Voilà donc une seconde conséquence sociale de la morale égoïste : les hommes se rendront service mutuellement sans avoir de reconnaissance mutuelle.

Toute cette théorie a pour premier principe la proposition originale qu’Helvétius a exprimée: « Il est aussi impossible d’aimer le bien pour le bien que d’aimer le mal pour le mal. » Analogie singulière, et cependant conséquente[1].

II. — Si l’intérêt est le moteur de toutes les actions humaines, en sera-t-il aussi l’appréciateur ; de même qu’il les excite, les jugera-t-il ; de même qu’il est la source du mouvement dans le monde moral, en sera-t-il la fin, et par conséquent la règle ?

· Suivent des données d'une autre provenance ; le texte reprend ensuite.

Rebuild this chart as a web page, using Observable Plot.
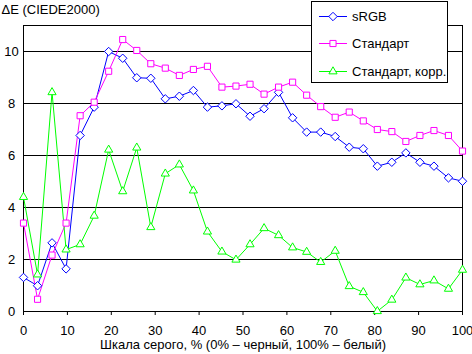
<!DOCTYPE html>
<html>
<head>
<meta charset="utf-8">
<script src="https://cdn.jsdelivr.net/npm/d3@7"></script>
<script src="https://cdn.jsdelivr.net/npm/@observablehq/plot@0.6"></script>
<style>
  html, body { margin: 0; padding: 0; background: #fff; }
  #wrap { position: relative; width: 472px; height: 354px; font-family: "Liberation Sans", Arial, sans-serif; }
  #legend { position: absolute; left: 311px; top: 1px; width: 137px; height: 82px; border: 1px solid #000; background: #fff; box-sizing: border-box; }
  #legend .row { position: absolute; left: 0; height: 16px; display: flex; align-items: center; font-size: 13px; color: #000; white-space: nowrap; }
  #legend svg { display: block; margin-left: 7px; margin-right: 4px; }
</style>
</head>
<body>
<div id="wrap"></div>
<script>
const grey = [0, 3.2, 6.5, 9.7, 12.9, 16.1, 19.4, 22.6, 25.8, 29, 32.3, 35.5, 38.7, 41.9, 45.2, 48.4,
  51.6, 54.8, 58.1, 61.3, 64.5, 67.7, 71, 74.2, 77.4, 80.6, 83.9, 87.1, 90.3, 93.5, 96.8, 100];
const srgb = [1.31, 0.99, 2.64, 1.64, 6.77, 7.86, 10.0, 9.74, 8.99, 8.97, 8.18, 8.28, 8.5, 7.86, 7.91, 7.99,
  7.51, 7.8, 8.43, 7.45, 6.9, 6.9, 6.73, 6.32, 6.26, 5.59, 5.74, 6.1, 5.74, 5.59, 5.14, 5.01];
const standard = [3.4, 0.47, 2.17, 3.4, 7.53, 8.05, 9.24, 10.46, 10.04, 9.53, 9.36, 9.08, 9.31, 9.43, 8.63, 8.67,
  8.74, 8.36, 8.63, 8.82, 8.32, 7.88, 7.47, 7.67, 7.33, 7.0, 6.92, 6.54, 6.77, 6.96, 6.77, 6.17];
const corrected = [4.4, 1.42, 8.43, 2.38, 2.58, 3.68, 6.22, 4.62, 6.3, 3.24, 5.3, 5.65, 4.65, 3.07, 2.3, 1.99,
  2.58, 3.2, 2.93, 2.46, 2.29, 1.9, 2.33, 0.97, 0.74, 0.01, 0.45, 1.3, 1.04, 1.19, 0.87, 1.6];
const seriesNames = ["sRGB", "Стандарт", "Стандарт, корр."];
const seriesColors = ["#0000ff", "#ff00ff", "#00ff00"];
const seriesSymbols = ["diamond2", "square2", "triangle2"];
const xTicks = [0, 10, 20, 30, 40, 50, 60, 70, 80, 90, 100];
const yTicks = [0, 2, 4, 6, 8, 10];
const title = "ΔE (CIEDE2000)";
const xLabel = "Шкала серого, % (0% – черный, 100% – белый)";

const seriesValues = [srgb, standard, corrected];
const rows = seriesValues.map((vals, s) => grey.map((g, i) => ({x: g, y: vals[i], s})));

const marks = [
  Plot.ruleY(yTicks.filter(d => d > 0), {stroke: "#000", strokeWidth: 1, shapeRendering: "crispEdges"}),
  Plot.frame({stroke: "#000", strokeWidth: 1, shapeRendering: "crispEdges"}),
  Plot.axisX(xTicks, {tickSize: 4, tickPadding: 10, label: null, fontSize: 13, stroke: "#000"}),
  Plot.axisY(yTicks, {tickSize: 0, tickPadding: 12, textAnchor: "middle", label: null, fontSize: 13}),
  Plot.text([title], {frameAnchor: "top-left", text: d => d, dx: -22, dy: -21, lineAnchor: "top", textAnchor: "start", fontSize: 13, fill: "#000"}),
  Plot.text([xLabel], {frameAnchor: "bottom", text: d => d, dy: 33, lineAnchor: "middle", textAnchor: "middle", fontSize: 13, fill: "#000"})
];
rows.forEach((data, s) => {
  marks.push(Plot.line(data, {x: "x", y: "y", stroke: seriesColors[s], strokeWidth: 1}));
});
rows.forEach((data, s) => {
  marks.push(Plot.dot(data, {x: "x", y: "y", stroke: seriesColors[s], fill: "#fff", strokeWidth: 1, symbol: seriesSymbols[s], r: s === 0 ? 3.8 : 3.9}));
});

const chart = Plot.plot({
  width: 472,
  height: 354,
  marginLeft: 23,
  marginRight: 10,
  marginTop: 25,
  marginBottom: 43,
  style: {fontFamily: "'Liberation Sans', Arial, sans-serif", fontSize: "13px", color: "#000", background: "#fff"},
  x: {domain: [0, 100]},
  y: {domain: [0, 11]},
  marks
});
const wrap = document.getElementById("wrap");
wrap.appendChild(chart);

// legend
const legend = document.createElement("div");
legend.id = "legend";
const rowY = [6, 33, 61];
seriesNames.forEach((name, s) => {
  const row = document.createElement("div");
  row.className = "row";
  row.style.top = rowY[s] + "px";
  const svg = d3.create("svg").attr("width", 29).attr("height", 16);
  svg.append("line").attr("x1", 0).attr("x2", 28).attr("y1", 8.5).attr("y2", 8.5)
    .attr("stroke", seriesColors[s]).attr("stroke-width", 1).attr("shape-rendering", "crispEdges");
  const symMap = {diamond2: d3.symbolDiamond2, square2: d3.symbolSquare2, triangle2: d3.symbolTriangle2};
  const r = s === 0 ? 3.8 : 3.9;
  svg.append("path").attr("transform", "translate(14,8.5)")
    .attr("d", d3.symbol(symMap[seriesSymbols[s]], Math.PI * r * r)())
    .attr("fill", "#fff").attr("stroke", seriesColors[s]).attr("stroke-width", 1);
  row.appendChild(svg.node());
  const span = document.createElement("span");
  span.textContent = name;
  row.appendChild(span);
  legend.appendChild(row);
});
wrap.appendChild(legend);
</script>
</body>
</html>
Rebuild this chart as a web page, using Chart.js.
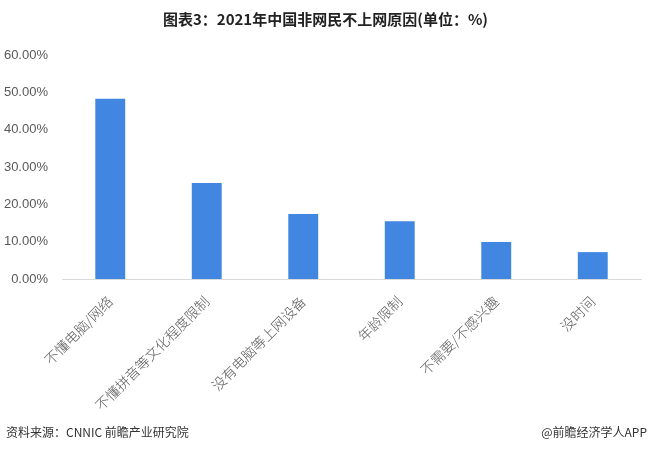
<!DOCTYPE html>
<html>
<head>
<meta charset="utf-8">
<script src="https://cdn.jsdelivr.net/npm/chart.js@4"></script>
<style>
  body { margin: 0; background: #fff; font-family: "Noto Sans CJK SC", "Liberation Sans", sans-serif; }
  #wrap { position: relative; width: 651px; height: 452px; overflow: hidden; }
  #chart { position: absolute; left: 0; top: 0; }
  #title { position: absolute; top: 8px; left: 0; width: 651px; text-align: center; font-size: 15px; font-weight: bold; color: #222; }
  .foot { position: absolute; top: 423px; font-size: 12px; color: #333; }
</style>
</head>
<body>
<div id="wrap">
  <canvas id="chart" width="651" height="452"></canvas>
  <div id="title">图表3：2021年中国非网民不上网原因(单位：%)</div>
  <div class="foot" style="left:6px">资料来源：CNNIC 前瞻产业研究院</div>
  <div class="foot" style="right:4px">@前瞻经济学人APP</div>
</div>
<script>
const categories = ["不懂电脑/网络", "不懂拼音等文化程度限制", "没有电脑等上网设备", "年龄限制", "不需要/不感兴趣", "没时间"];
const shares = [48.3, 25.7, 17.4, 15.5, 9.9, 7.2];
const yTicks = [0, 10, 20, 30, 40, 50, 60];

new Chart(document.getElementById("chart"), {
  type: "bar",
  data: {
    labels: categories,
    datasets: [{
      data: shares,
      backgroundColor: "#4186e0",
      barPercentage: 0.31,
      categoryPercentage: 1,
    }],
  },
  options: {
    responsive: false,
    animation: false,
    layout: { padding: { top: 55, right: 10, left: 0, bottom: 0 } },
    plugins: { legend: { display: false }, tooltip: { enabled: false } },
    scales: {
      x: {
        grid: { display: false, drawTicks: false },
        border: { color: "#d9d9d9", width: 1 },
        ticks: {
          color: "#595959",
          padding: 14,
          font: { size: 14, family: "Noto Sans CJK SC", weight: "300" },
          maxRotation: 45,
          minRotation: 45,
          autoSkip: false,
        },
        afterFit: (scale) => { scale.height = 173; },
      },
      y: {
        min: 0,
        max: 60,
        afterBuildTicks: (scale) => { scale.ticks = yTicks.map((v) => ({ value: v })); },
        grid: { display: false, drawTicks: false },
        border: { display: false },
        ticks: {
          color: "#595959",
          padding: 14,
          font: { size: 13, family: "Liberation Sans" },
          callback: (v) => v.toFixed(2) + "%",
        },
        afterFit: (scale) => { scale.width = 62; },
      },
    },
  },
});
</script>
</body>
</html>
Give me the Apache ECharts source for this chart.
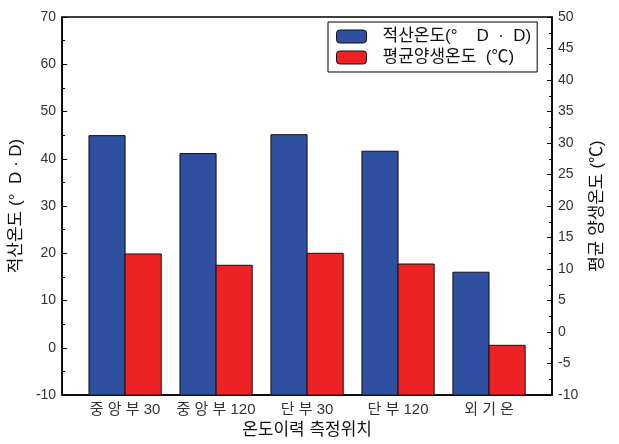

Depuis Epicure, on avait cessé de concevoir l’intérêt comme une règle qui serait impérative, sinon absolument, du moins relativement. Hobbes, il est vrai, avait admis une loi naturelle, une série de prescriptions toutes logiques ayant en vue l’intérêt bien entendu ; mais aussitôt qu’il avait fait entrer l’individu dans l’Etat, il semblait croire que toute loi d’intérêt fût désormais abrogée ou du moins englobée par la loi civile. D’autre part La Rochefoucauld, dans ses profondes analyses, s’était efforcé de montrer que la poursuite de l’intérêt est un fait, mais il n’avait pas songé à soutenir que ce fût une règle ou un devoir ; il observait les hommes, et ne leur prescrivait rien. Enfin la morale de Spinoza, utilitaire par un côté, était rationnelle par un autre, et s’élevait au-dessus de l’utilité pratique et terre à terre. Il n’y avait donc pas eu, depuis Epicure, de morale purement et entièrement utilitaire. La morale exposée par Hobbes au début de son système était à l’usage des peuples sauvages, non encore unis sous un maître par des contrats mutuels, et cette morale ne nous importait guère, à nous qui avons la loi civile, expression de la puissance souveraine ; la morale utilitaire dont Helvétius va poser les fondements sera à l’usage de tous les peuples civilisés.

Helvétius procède méthodiquement à l’analyse de la

  1. L’idéal d’une société sans haine et sans amour, sans estime et sans mépris, sans bienveillance et sans malveillance, sans reconnaissance et sans ingratitude, sans colère et sans pitié, avait été tracé déjà par Spinoza. (Voir le chapitre précédent.)